Let's not be overly modest about it. Elsewhere in the world newspapers and Muslims still aren't on speaking terms after similar incidents. When the Mail & Guardian met with Muslim leaders, this week, everybody left happier than they were walking in.
When the M&G published a cartoon depicting the Prophet Muhammad on Friday, it got a couple of threatening phone calls, and there was talk of a boycott. When the paper met with religious leaders on Thursday, however, there was what the parties describe as frankness and respect.
The Muslim community in South Africa is unlike any other Muslim community in the world, said Sheikh Achmat Sedick, deputy president of the Muslim Judicial Council. It is because of the diversity in this country, he contends, that local Muslims are characterised by patience and greater acceptance of tensions between different religions. “If you look at my family, my granny was a Christian, and in our communities we have intermarriage between Muslims and Christians and, in some cases, even Jews,” said Sedick. “We are a much more tolerant community and have learnt to treat one another with respect, which is a key factor in why we are able to [engage in] dialogue with one another and resolve issues.”

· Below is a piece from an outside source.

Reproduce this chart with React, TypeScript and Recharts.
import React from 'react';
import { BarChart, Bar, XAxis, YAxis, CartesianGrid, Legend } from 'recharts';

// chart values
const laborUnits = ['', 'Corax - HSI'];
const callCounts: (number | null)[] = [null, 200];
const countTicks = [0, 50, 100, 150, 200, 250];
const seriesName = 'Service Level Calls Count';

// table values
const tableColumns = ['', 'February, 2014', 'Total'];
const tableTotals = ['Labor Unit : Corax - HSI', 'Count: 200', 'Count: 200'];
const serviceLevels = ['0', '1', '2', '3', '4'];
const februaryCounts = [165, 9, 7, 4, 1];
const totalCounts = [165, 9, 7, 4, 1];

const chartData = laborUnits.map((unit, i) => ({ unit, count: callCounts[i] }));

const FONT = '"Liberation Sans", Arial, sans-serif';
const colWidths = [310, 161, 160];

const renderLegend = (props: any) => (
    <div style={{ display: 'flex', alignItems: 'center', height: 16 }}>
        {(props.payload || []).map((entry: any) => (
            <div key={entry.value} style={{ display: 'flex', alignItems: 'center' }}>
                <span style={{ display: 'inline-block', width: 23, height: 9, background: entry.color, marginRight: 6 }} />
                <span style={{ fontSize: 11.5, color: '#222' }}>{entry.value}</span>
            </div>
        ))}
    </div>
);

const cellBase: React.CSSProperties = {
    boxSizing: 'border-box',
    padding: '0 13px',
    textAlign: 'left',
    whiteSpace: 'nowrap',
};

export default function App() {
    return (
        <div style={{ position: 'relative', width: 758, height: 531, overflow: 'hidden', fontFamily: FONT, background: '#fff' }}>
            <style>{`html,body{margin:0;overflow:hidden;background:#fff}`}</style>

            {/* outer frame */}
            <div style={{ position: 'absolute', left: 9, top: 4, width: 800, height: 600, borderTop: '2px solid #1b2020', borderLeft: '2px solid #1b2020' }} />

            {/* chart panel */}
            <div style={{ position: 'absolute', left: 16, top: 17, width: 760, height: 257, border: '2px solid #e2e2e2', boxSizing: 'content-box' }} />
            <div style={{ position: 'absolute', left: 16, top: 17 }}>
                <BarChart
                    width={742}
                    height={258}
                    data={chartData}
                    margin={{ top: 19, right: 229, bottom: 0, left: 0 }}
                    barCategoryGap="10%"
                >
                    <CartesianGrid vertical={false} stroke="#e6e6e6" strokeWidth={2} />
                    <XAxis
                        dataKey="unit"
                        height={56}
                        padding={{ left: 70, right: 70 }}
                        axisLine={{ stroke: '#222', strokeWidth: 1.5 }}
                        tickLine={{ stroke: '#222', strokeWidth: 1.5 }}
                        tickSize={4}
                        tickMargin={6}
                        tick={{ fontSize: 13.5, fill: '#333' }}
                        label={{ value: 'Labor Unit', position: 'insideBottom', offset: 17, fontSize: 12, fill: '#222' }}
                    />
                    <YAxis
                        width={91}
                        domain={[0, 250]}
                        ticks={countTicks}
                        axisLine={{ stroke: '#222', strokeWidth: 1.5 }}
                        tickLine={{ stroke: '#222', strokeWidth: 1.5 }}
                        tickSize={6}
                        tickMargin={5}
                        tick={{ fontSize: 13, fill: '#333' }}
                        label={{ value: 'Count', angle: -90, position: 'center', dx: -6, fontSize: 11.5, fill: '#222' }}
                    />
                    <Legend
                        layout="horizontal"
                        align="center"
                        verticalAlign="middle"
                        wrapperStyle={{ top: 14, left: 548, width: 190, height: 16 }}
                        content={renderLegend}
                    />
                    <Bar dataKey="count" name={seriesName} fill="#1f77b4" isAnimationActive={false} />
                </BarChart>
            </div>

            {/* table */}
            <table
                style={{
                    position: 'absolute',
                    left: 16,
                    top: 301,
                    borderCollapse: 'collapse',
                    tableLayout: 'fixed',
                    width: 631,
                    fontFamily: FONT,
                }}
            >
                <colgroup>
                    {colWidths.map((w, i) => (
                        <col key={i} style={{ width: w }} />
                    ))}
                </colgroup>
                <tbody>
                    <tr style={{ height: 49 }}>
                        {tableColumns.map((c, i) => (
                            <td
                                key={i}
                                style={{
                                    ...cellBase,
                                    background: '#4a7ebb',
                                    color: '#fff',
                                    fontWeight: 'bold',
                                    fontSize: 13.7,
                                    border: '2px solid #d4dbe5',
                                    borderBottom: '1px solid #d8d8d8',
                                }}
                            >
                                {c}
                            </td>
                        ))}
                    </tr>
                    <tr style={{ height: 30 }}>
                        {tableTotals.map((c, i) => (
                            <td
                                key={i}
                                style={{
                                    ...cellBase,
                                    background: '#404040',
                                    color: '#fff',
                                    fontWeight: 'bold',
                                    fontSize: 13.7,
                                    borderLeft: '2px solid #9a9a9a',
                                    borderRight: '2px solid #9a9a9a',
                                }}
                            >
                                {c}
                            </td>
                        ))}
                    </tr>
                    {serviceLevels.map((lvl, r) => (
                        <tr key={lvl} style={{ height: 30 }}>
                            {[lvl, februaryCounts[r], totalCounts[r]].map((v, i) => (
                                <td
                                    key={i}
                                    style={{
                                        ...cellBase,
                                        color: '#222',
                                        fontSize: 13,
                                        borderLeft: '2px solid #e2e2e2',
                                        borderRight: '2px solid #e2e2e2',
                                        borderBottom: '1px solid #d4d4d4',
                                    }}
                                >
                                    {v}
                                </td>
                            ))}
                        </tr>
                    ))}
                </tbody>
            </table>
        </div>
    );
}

Mail & Guardian’s publishing of the cartoon by Zapiro (satirist Jonathan Shapiro) created a serious crisis for the relationship between the media and the Muslim community, but also opened national debate on the issue of portraying the Prophet Muhammad as a caricature. For the first time we weren’t debating the Danish or academic notions of Muslim religious values and the freedom of speech, but were having passionate and frank discussions about an issue unfolding in our own backyard. Yes, there was the usual hate speech and unbridled anger. But that gave way to robust debate that culminated in a meeting between clerics, community leaders, lawyers and the Mail & Guardian’s editor Nic Dawes, CEO Hoosain Karjieker and Shapiro. And it ended in agreement.
“We viewed the Mail & Guardian’s willingness to come forward and (engage in) dialogue as very mature, and we view the meeting as a victory for tolerance, respect and understanding,” said Sedick. “The dialogue between us was very frank and amicable, and the meeting was managed in a dignified, responsible and very respectable way. I think there is much the world could learn from how the issue was handled in South Africa.”
That is in stark contrast to anger around the cartoon, which sparked a media frenzy reaching as far as China, India and the UK.
“I really didn’t expect the kind of reaction the cartoon provoked,” said Dawes. “I thought that because South Africa is not an Islamophobic country that Muslims here wouldn’t feel the same sense of siege as they did with the Danish cartoons.” Dawes said what he missed was the sense of connection between South African Muslims and the international politics of Islam, together with the intensity with which the ban on the representation of Muhammad is held.
Dawes said the debate has been useful, and he’s right. People outside of the Muslim community following the story, and journalists covering it, now know more about the theological, political and media issues that surrounded the debate. As a journalist I have a stronger appreciation that religious leaders shouldn’t be setting the media agenda or controlling editorial policy. But by the same token there appears to be greater understanding of Muslim religious values which could mean greater sensitivity and insight the next time difficult editorial decisions need to be made.
The outcome of the Mail & Guardian meeting was a carefully worded joint statement that highlighted the complexity of the issue. The Mail & Guardian apologised for the unintended consequences of publishing the cartoon, saying it had “in no way intended to cause injury, or to associate itself with Islamophobia, which it repudiates in the strongest possible terms.” The statement said the paper would be reviewing its editorial policy on religious matters and committed itself to not publish representations of the prophet during the review period. Dawes said this review could take a number of months.
Late on Wednesday, The National Press Club entered the fray and, in a sadly counter-productive move, reduced that nuanced and carefully worded statement that was agreed by all parties to the following, rather blunt interpretation: “We have been informed that the Mail & Guardian has apologised for publishing the offensive cartoon, drawn by cartoonist Zapiro, and that Muslim leaders have accepted the apology.” Formerly known as the Pretoria Press Club and populated largely by Pretoria journalists and public relations practitioners, it is somewhat questionable as to why the club chooses to position itself as a national body that speaks for the media to the media – and then gets its facts wrong.